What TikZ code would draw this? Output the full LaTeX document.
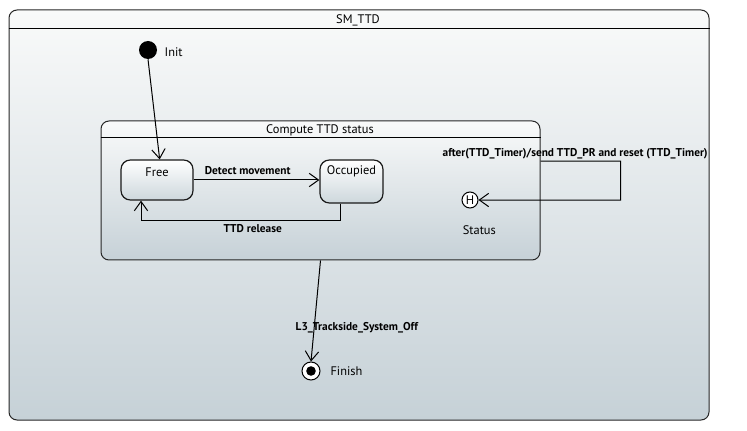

_ _ _ _ _ _ _

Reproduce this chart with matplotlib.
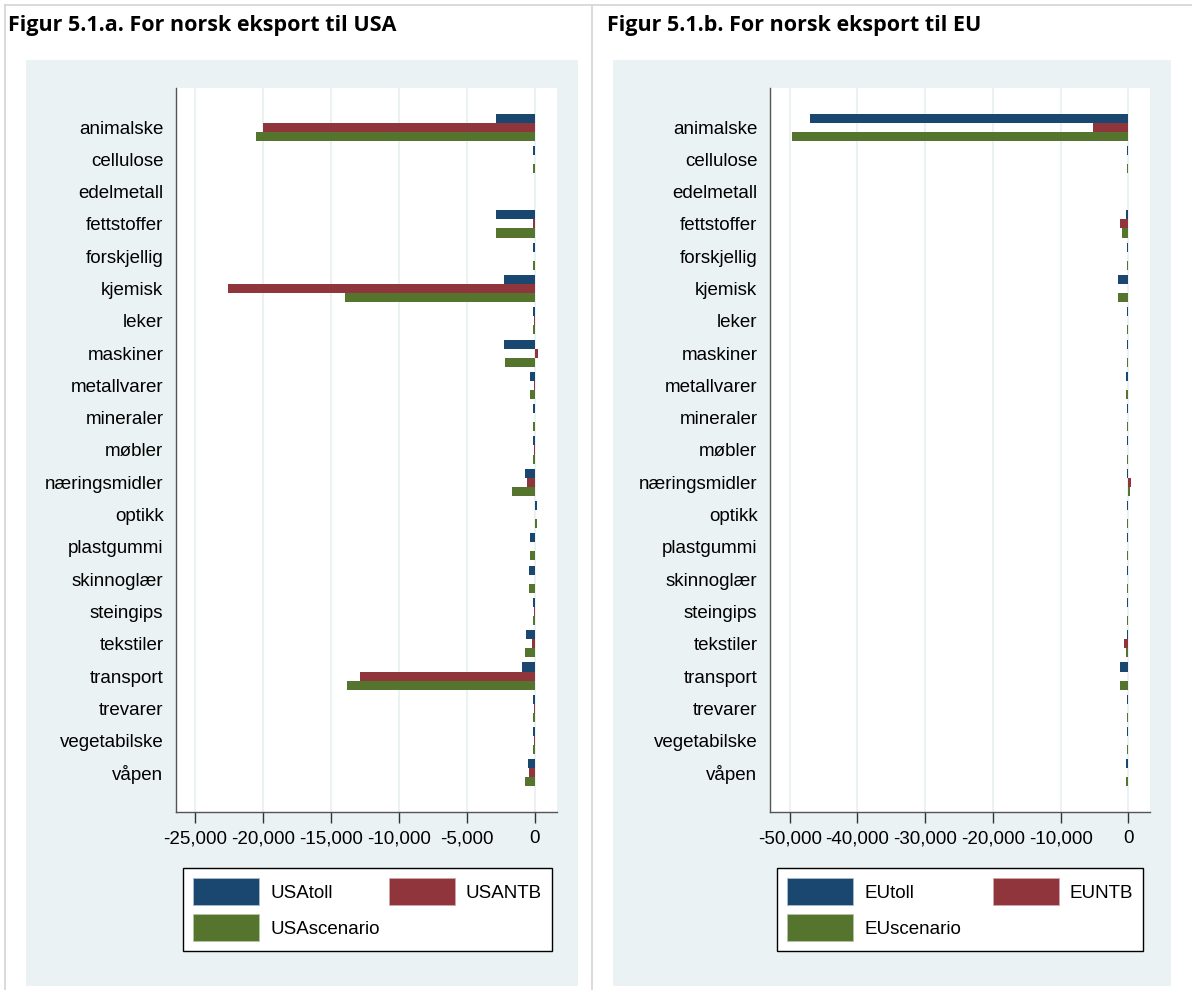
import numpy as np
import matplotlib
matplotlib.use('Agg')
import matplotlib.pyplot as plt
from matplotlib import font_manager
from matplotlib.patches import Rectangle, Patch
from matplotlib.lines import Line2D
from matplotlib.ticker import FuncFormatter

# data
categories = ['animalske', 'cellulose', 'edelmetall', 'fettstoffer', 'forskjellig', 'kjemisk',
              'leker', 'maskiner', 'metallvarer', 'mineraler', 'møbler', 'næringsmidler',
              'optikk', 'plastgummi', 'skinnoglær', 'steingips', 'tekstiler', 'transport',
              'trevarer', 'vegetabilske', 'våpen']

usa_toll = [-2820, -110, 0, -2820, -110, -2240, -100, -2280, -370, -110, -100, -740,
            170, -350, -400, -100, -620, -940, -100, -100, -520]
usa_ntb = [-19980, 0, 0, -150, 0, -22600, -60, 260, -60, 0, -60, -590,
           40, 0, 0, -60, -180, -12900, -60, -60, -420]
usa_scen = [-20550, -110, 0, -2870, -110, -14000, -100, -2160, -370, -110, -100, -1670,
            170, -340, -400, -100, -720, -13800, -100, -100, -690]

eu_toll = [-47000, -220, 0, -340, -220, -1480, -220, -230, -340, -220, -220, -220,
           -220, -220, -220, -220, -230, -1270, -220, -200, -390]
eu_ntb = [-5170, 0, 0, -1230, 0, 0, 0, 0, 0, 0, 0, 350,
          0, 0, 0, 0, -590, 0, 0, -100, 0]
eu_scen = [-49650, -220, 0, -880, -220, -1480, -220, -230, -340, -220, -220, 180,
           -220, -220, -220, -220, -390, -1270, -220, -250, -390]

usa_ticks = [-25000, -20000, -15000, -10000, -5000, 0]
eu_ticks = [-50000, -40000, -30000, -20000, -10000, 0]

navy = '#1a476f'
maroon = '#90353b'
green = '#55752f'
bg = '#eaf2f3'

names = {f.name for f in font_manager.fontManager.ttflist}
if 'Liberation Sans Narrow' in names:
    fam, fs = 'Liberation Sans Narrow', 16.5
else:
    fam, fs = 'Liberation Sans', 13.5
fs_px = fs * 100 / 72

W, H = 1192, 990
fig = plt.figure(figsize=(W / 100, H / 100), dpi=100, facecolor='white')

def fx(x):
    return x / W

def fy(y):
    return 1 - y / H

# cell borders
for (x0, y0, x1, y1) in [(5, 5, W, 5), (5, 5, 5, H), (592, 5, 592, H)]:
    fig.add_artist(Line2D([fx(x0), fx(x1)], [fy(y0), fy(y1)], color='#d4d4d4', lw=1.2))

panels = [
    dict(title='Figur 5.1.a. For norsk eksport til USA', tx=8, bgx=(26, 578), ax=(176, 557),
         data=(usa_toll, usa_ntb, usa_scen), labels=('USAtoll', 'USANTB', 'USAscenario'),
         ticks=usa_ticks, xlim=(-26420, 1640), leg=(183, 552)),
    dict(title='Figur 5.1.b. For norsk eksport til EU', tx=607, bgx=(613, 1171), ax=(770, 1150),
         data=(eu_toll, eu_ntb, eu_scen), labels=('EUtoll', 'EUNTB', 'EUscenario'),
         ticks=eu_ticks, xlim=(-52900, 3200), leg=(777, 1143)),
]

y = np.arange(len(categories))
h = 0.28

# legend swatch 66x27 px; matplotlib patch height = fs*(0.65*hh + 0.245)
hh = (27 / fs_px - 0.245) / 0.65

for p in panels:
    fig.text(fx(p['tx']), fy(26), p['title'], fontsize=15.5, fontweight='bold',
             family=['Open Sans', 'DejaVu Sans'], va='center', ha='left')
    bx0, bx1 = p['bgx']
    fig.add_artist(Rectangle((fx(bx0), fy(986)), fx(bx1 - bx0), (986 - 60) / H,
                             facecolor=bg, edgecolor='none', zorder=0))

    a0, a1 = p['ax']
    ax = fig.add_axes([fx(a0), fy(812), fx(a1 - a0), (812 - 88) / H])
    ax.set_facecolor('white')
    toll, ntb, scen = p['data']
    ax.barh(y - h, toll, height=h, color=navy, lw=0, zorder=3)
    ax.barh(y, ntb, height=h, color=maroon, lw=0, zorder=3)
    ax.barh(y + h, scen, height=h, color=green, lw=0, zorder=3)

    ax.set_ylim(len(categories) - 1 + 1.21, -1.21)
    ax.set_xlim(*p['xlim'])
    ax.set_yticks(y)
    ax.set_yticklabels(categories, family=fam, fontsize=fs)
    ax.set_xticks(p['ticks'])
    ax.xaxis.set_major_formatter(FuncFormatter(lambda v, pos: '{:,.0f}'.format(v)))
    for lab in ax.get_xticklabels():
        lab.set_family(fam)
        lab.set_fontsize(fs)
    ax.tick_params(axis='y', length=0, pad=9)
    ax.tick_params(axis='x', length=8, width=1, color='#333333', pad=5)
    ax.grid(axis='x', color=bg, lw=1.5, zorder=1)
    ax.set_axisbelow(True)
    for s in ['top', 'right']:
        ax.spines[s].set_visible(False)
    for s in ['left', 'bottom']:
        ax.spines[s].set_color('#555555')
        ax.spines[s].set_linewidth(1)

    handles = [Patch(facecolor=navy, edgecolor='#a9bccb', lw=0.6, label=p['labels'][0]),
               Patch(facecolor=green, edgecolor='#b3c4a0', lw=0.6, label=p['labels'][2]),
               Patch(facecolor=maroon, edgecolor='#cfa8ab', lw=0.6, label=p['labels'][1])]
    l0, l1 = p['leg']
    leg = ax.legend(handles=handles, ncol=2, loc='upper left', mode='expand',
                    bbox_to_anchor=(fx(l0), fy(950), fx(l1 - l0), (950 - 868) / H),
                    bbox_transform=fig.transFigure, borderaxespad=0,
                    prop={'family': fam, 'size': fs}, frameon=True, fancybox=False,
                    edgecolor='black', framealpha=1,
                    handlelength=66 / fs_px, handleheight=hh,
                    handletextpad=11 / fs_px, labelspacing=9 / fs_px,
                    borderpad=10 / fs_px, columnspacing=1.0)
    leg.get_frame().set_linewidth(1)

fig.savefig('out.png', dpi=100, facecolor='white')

_ _ _ _ _ _ _

* **Given instruction**: Look through the material above and pick out each line holding the word "this".

* **Expected answer**:
What TikZ code would draw this? Output the full LaTeX document.
Reproduce this chart with matplotlib.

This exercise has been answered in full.